About three months later, Joe Dunn saw Joe Mallen (pictured above with a game cock and ‘Stowcote Pride’) at work and asked him if he would help in the formation of a Club and could a meeting be arranged to take place at ‘The Cross Guns’ and to canvass a small number of the locals to become members for five shillings. Mrs. Mallen agreed to it and the meeting was quickly arranged at which were nine or ten present, one of whom Mrs. Mallen loaned the five shillings membership! I have these names; three of the group were Fred Silvers who owned the original ‘Queenie,’ Jack Shaw who owned ‘Jim the Dandy’ and Harry Pegg who owned ‘Fearless Joe.’
The first Cradley Club Show (above) was held following this event and took place nine weeks later, l7th August, 1935 with Mr. H. N. Beilby as judge. All the notable dogs of that era were there, such as ‘Jim the Dandy’ (opposite) from whom the original standard was chiefly taken, ‘Cross Guns Johnson,’ who six months later secured the first award for Best of Breed at Crufts, ‘Fearless Joe,’ his son ‘Vindictive Monty’ (the first one) and my own ‘Game Lad.’ In bitches, were ‘Brave Nell,’ ‘Queenie’, and from the North, ‘Lioness.’ The awards were: Open Dog and Best in Show ‘Jim the Dandy,’ 2, ‘Game Lad,’ 3, ‘Cross Guns Johnson,’ Res. was ‘Vindictive Monty,’ Open Bitch 1, ‘Brave Nell,’ 2, ‘ Queenie,’ 3, ‘Lioness,’ Res. ‘Victorious Lass.’ Special awards other than for best dog and bitch were for best second prize winner and best over four years of age were awarded to ‘Game Lad.’

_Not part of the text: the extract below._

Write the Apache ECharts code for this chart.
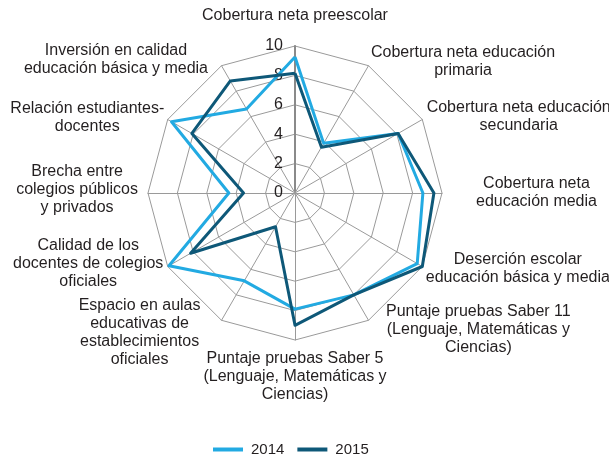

Crufts 1936 was another important event for Staffords, as this was the first time our breed had been on view there, and much attention was paid by a man who heard so much about these dogs in the past. Mr. Joe Dunn, the club secretary and founder was chosen to judge. He made Mr. Joe Mallen’s ‘Cross Guns Johnson’ Best of Breed and Tom Walls brindle bitch ‘Brother of Looe’ best bitch. It is sad to report that the dog died soon afterwards and did not leave any progeny. That was a tragedy which could have been avoided, and no doubt meant a big loss to us as a breed.
The next big event to take place was a very well publicised show named Wembley National Dog Show held in conjunction with the Star Dog Tournament. (The London Star evening newspaper). This show was managed by Mr. Leo Wilson, a big name in the dog Press and a world wide judge. The date, 2nd October, 1936, and two classes were given Staffords, one of which had 24 entries, and all the named well known dogs were included.
I well remember the arrival of the Cradley coach with those dogs at the Wembley Way. I wondered how they had fared on the journey as they were all in a lively mood and did manage one scrap on the benches. Two contenders were Jack Barnard’s ‘Barham’ and ‘Cloth of Gold.’ Jack had by then bought ‘Jim the Dandy’ and had him there with his others. The well known all rounder, Mr. Jas. Saunders, was the judge for Staffords and for his best dog and Best of Breed was a newcomer to us in Miss Joan Elliott’s good brindle ‘Bocking-Joseph’ with’ Game Lad’ second. Best bitch was my own ‘Timyke-Mustard’ who was sired by ‘Game Lad.’ By that time Joe and Mrs. Lil Mallen had become our friends, and this developed over the years into real affection, but with the loss of ‘Cross Guns Johnson’ Joe seemed out of things and events, but he soon got a young brindle dog registered as ‘Game Bill’ whom he later sold to Dan Potter. This dog went on to win Best of Breed at Crufts 1937 under Phil Dee.
However, on 25th May the same year, ‘Gentleman Jim’ (opposite) was born, bred by Jack Dunn and sired by ‘Brindle Mick,’ who was the dog-founder of the well known M-line, and incidentally, he was full brother to ‘Cross Guns Johnson.’ That was very satisfactory to Joe and it did help him over his previous bad luck. This turned out what was to be a second good start, as history has proved. Earlier, on 1st January, 1936, I also had bred a litter that included a brindle dog which I registered as ‘ Game Laddie,’ who later entered for Crufts 1938 at which show ‘Gentleman Jim’ was entered in the puppy class. He was made best Stafford puppy in show, while ‘Game Laddie’ was made Best of Breed. The judge was Mr. H. N. Beilby. Of course it is well known that ‘Jim’ was the first champion of our breed; in fact, he and ‘Laddie’ were the only champion dogs to be made, pre-war.
That, I suppose, is how it all began, and started to grow as the second formation was of our own Southern Society, whose first show was held 1st May, 1937, the judge being the well known all rounder Mr. Jas. Saunders, who had an entry of 76 made by 21 exhibitors. There are now numerous Stafford Clubs in Great Britain and others in many parts of the world. I feel certain, that for Staffords to have achieved such a high realm of popularity from that tiny start in the mid-thirties is an outstanding and almost unbelievable feat well worth recording.